# Kayaks and trolling motors... Upstream?



## CATMAN447 (Jun 12, 2011)

Hey everybody, I've never actually posted on this forum and know absolutely nothing about kayaks. This summer, I have been introduced to smallmouth fishing on smaller rivers and now I'm addicted and looking to invest in a kayak. I was wondering, If I put in upstream and go about 5 to 10 miles downstream, Is a trolling motor enough to make it back up stream? This is considering that I would be paddling also and it is a fairly slow current on a medium to small river. Just wondering if I would have to have a second vehicle downstream. I'm well aware that this sounds like a stupid question, but like I said, I know nothing about kayaking. Also, if anyone has any make and model suggestions on a kayak. Im probably going to go with a "sit on top" model. Thanks!


----------



## RustyGoat (May 17, 2011)

My 30 lb thrust trolling motor will top out at about 4mph with no wind and on a reservoir with no current. 5-10 miles against current would take several hours at a minimum. 

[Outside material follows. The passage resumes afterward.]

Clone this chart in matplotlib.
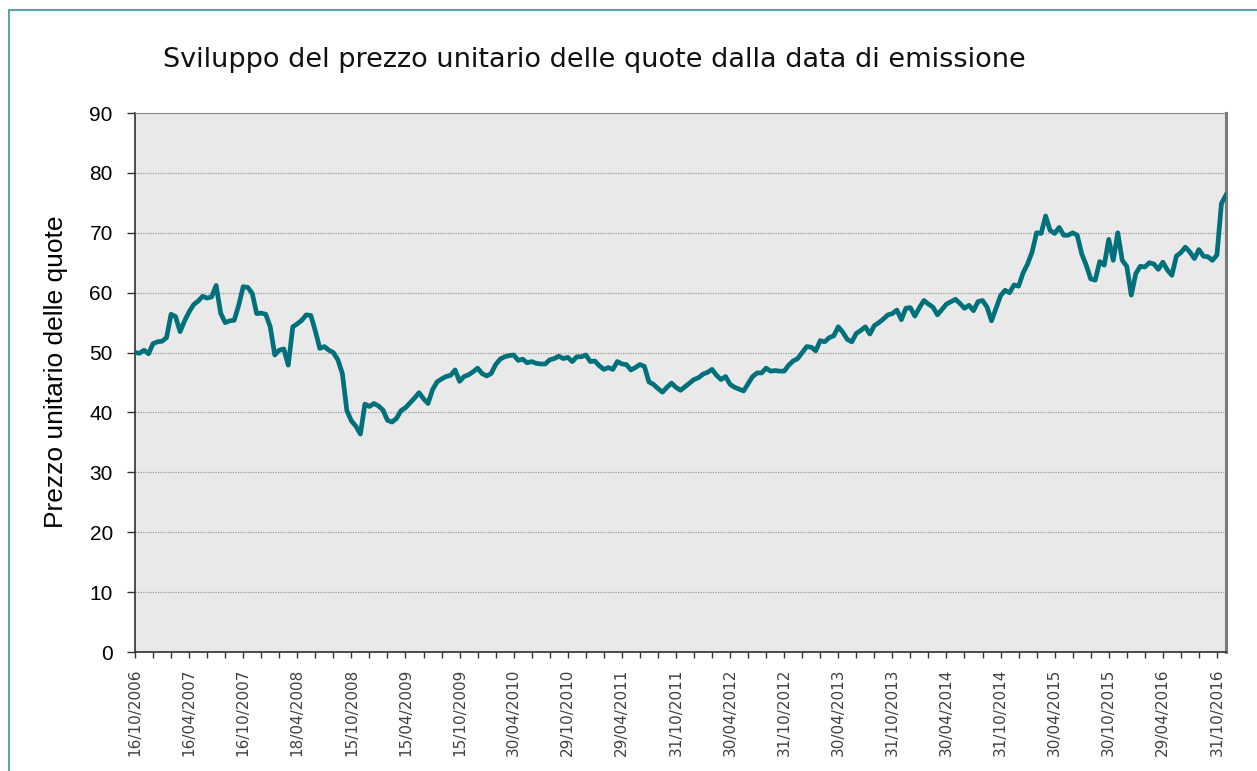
import numpy as np
import matplotlib
matplotlib.use('Agg')
import matplotlib.pyplot as plt
from matplotlib.lines import Line2D

# prezzo unitario, rilevazioni quindicinali (12 per semestre)
prezzi = [
    50.0, 49.9, 50.4, 49.8, 51.5, 51.8, 51.9, 52.5, 56.4, 56.0, 53.5, 55.3,
    56.8, 58.0, 58.6, 59.4, 59.1, 59.3, 61.2, 56.6, 55.0, 55.3, 55.4, 57.9,
    61.0, 60.9, 59.9, 56.5, 56.6, 56.4, 54.3, 49.6, 50.4, 50.6, 47.9, 54.3,
    54.8, 55.4, 56.3, 56.2, 53.6, 50.7, 51.0, 50.4, 50.0, 48.8, 46.5, 40.3,
    38.6, 37.7, 36.4, 41.4, 41.0, 41.5, 41.1, 40.4, 38.7, 38.4, 39.0, 40.3,
    40.8, 41.6, 42.4, 43.3, 42.3, 41.5, 43.8, 45.1, 45.6, 46.0, 46.2, 47.1,
    45.2, 46.0, 46.3, 46.8, 47.4, 46.5, 46.1, 46.5, 48.0, 48.9, 49.3, 49.5,
    49.6, 48.7, 48.9, 48.3, 48.5, 48.2, 48.1, 48.1, 48.8, 49.0, 49.4, 49.0,
    49.2, 48.5, 49.3, 49.3, 49.6, 48.5, 48.6, 47.8, 47.2, 47.5, 47.2, 48.5,
    48.1, 48.0, 47.1, 47.5, 48.0, 47.7, 45.1, 44.7, 44.0, 43.4, 44.2, 44.9,
    44.2, 43.7, 44.3, 44.9, 45.5, 45.8, 46.4, 46.7, 47.2, 46.2, 45.5, 46.0,
    44.7, 44.2, 43.9, 43.6, 44.8, 46.0, 46.6, 46.6, 47.4, 46.9, 47.0, 46.9,
    46.9, 47.9, 48.6, 49.0, 50.0, 51.0, 50.9, 50.3, 52.0, 51.8, 52.5, 52.8,
    54.3, 53.4, 52.2, 51.8, 53.2, 53.7, 54.3, 53.1, 54.5, 55.0, 55.6, 56.3,
    56.5, 57.1, 55.5, 57.4, 57.5, 56.1, 57.5, 58.7, 58.1, 57.6, 56.3, 57.2,
    58.1, 58.5, 58.9, 58.2, 57.4, 57.9, 57.0, 58.5, 58.7, 57.6, 55.3, 57.4,
    59.5, 60.4, 60.0, 61.3, 61.1, 63.3, 64.8, 66.8, 70.0, 69.9, 72.8, 70.4,
    69.9, 70.9, 69.6, 69.6, 70.0, 69.6, 66.5, 64.6, 62.3, 62.1, 65.2, 64.6,
    68.9, 65.4, 70.0, 65.4, 64.4, 59.6, 63.2, 64.4, 64.3, 65.0, 64.8, 63.9,
    65.1, 63.8, 62.9, 66.1, 66.7, 67.6, 66.8, 65.7, 67.2, 66.1, 66.0, 65.4,
    66.3, 74.9, 76.3,
]

etichette = [
    '16/10/2006', '16/04/2007', '16/10/2007', '18/04/2008', '15/10/2008',
    '15/04/2009', '15/10/2009', '30/04/2010', '29/10/2010', '29/04/2011',
    '31/10/2011', '30/04/2012', '31/10/2012', '30/04/2013', '31/10/2013',
    '30/04/2014', '31/10/2014', '30/04/2015', '30/10/2015', '29/04/2016',
    '31/10/2016',
]

titolo = 'Sviluppo del prezzo unitario delle quote dalla data di emissione'
ylabel = 'Prezzo unitario delle quote'

passo_etichette = 12
passo_tacche = 4


def grafico():
    fig = plt.figure(figsize=(12.57, 7.71), dpi=100)
    ax = fig.add_axes([0.1074, 0.1543, 0.8679, 0.6991])

    x = np.arange(len(prezzi))
    ax.plot(x, prezzi, color='#00707a', linewidth=3.4,
            solid_joinstyle='round', zorder=3)

    ax.set_facecolor('#e9e9e9')
    ax.set_xlim(0, len(prezzi) - 1)
    ax.set_ylim(0, 90)
    ax.set_yticks(np.arange(0, 91, 10))
    ax.yaxis.grid(True, linestyle=(0, (1, 1)), color='#9a9a9a', linewidth=0.9)
    ax.set_axisbelow(True)

    ax.set_xticks(np.arange(0, len(prezzi), passo_tacche), minor=True)
    ax.set_xticks(np.arange(0, len(etichette) * passo_etichette, passo_etichette))
    ax.set_xticklabels(etichette, rotation=90, fontsize=11, color='#404040',
                       family='DejaVu Sans')
    ax.tick_params(axis='x', which='both', length=4, width=1, color='#333333',
                   pad=8)
    ax.tick_params(axis='y', length=6, width=1, color='#333333', pad=10,
                   labelsize=15)
    for t in ax.get_yticklabels():
        t.set_family('Liberation Sans')

    for lato in ['left', 'bottom']:
        ax.spines[lato].set_color('#303030')
        ax.spines[lato].set_linewidth(1.2)
    ax.spines['top'].set_color('#8c8c8c')
    ax.spines['right'].set_color('#7a7a7a')
    ax.spines['right'].set_linewidth(2.2)

    ax.set_ylabel(ylabel, fontsize=19, family='Liberation Sans')
    ax.yaxis.set_label_coords(-0.0614, 0.52)

    fig.text(0.13, 0.922, titolo, fontsize=19.5, ha='left', va='center',
             family='DejaVu Sans', color='#111111')

    # cornice esterna
    fig.add_artist(Line2D([9 / 1257, 1.0], [1 - 10 / 771, 1 - 10 / 771],
                          color='#5fa3a8', linewidth=1.5))
    fig.add_artist(Line2D([9 / 1257, 9 / 1257], [0, 1 - 10 / 771],
                          color='#5fa3a8', linewidth=1.5))

    fig.savefig('out.png', dpi=100)


if __name__ == '__main__':
    grafico()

Something else to think about is that the deep cycle battery and trolling motor add a lot of weight to the kayak. Ive stopped using my trolling motor for this very reason.


----------



## Bubbagon (Mar 8, 2010)

You'd ultimately be better off just paddling it upstream.
And 5-10 miles...you're gonna want to get dropped off, shuttled, or find a buddy.


----------



## farleybucks (Aug 8, 2009)

5-10 miles is a pretty long trip when fishing on a slow moving river/stream....that would probably take 4-8 hours one way if fishing throughout. That long of a trip i would use vehicle.
I fish primarily rivers and if i am unable to get another vehicle I often go one or two miles up/down stream and then paddle/wade back to put in. This usually takes 3 hours.
If i don't know a river that well i typically go upstream from the put in so that I have to work to get up past rapids, boulders, etc. If you go downstream you may go through sections that are a major pain to get back up through (swift moving water with high muddy banks come to mind!) One thing you want to make sure you have is a 10 foot or so rope and two carabiners. tie a caribiners to each end of the rope, latch one end onto bow of kayak and the other use to pull kayak through sections you have to wade through to get upstream. this also works well when you want to get out and fish a spot hard, latch caribiner end to your belt buckle, vest, etc. and kayak floats 10 foot downstream and out of your way while casting.


----------



## CATMAN447 (Jun 12, 2011)

Thanks guys! That's pretty much what I figured. Saves me from buying a trolling motor. Thanks for the advice.


----------



## ezbite (May 25, 2006)

ive made 2 trips on the shenago river this year where ive used my trolling motor to go up stream (and maybe a bit down too). i have my battery in the bow and it really does suck having to drag the commander around downfalls because that battery makes it very heavy. the shenago is very slow moving at this time and ive never ran out of juice. im currently trying to figure out some method of mounting the motor so it pops over submerged trees instead of getting hung up on em. to save on battery life i think the key is to go slow, not full throttle.


----------